Giulio Caravatta

Profile
- Position: Quarterback/Punter

Personal information
- Born: March 20, 1966 (age 60) Etobicoke, Ontario, Canada

Career information
- College: Simon Fraser

Career history
- 1991–1995: BC Lions
- 1996: Montreal Alouettes
- 1996–1998: BC Lions

Awards and highlights
- Grey Cup champion (1994);

= Giulio Caravatta =

Canadian football player (born 1966)

Giulio Caravatta (born March 20, 1966) is a Canadian former professional football quarterback who currently serves as a Canadian Football League (CFL) analyst on CKNW as the colour commentator for BC Lions radio broadcasts.

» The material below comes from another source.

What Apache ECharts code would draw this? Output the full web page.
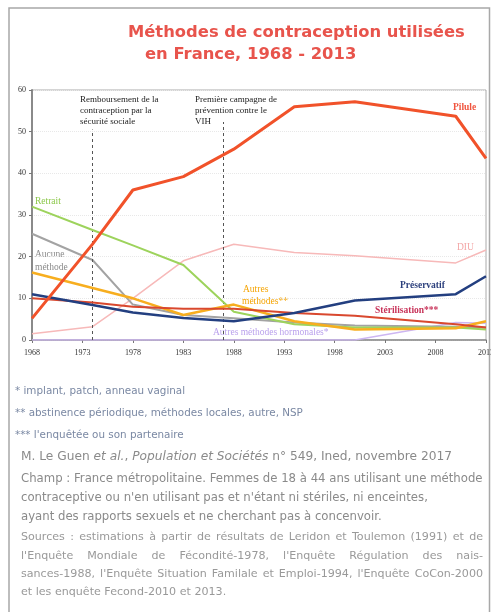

A quarterback and punter at Simon Fraser University, Caravatta signed with the BC Lions as an undrafted free agent in 1991. He made his first start on October 21, 1995 against the Baltimore Stallions. Caravatta was selected by the Montreal Alouettes in a dispersal draft to provide the former Stallions with non-import players, but was traded back to the Lions after he refused to report to his new team. He made one start at quarterback late in the season. It would be Caravatta's last career start at quarterback and until November 8, 2015, the last start for any Canadian-born quarterback in the Canadian Football League until Brandon Bridge started for the Montreal Alouettes. In addition to playing quarterback, Caravatta also saw time as a kicker, punter, and holder.

Caravatta's broadcasting career began in 1999 as an analyst on the Lions' pre- and postgame shows. In 2000 he became the team's colour commentator.

Caravatta is also a member of the West Vancouver Fire and Rescue Unit.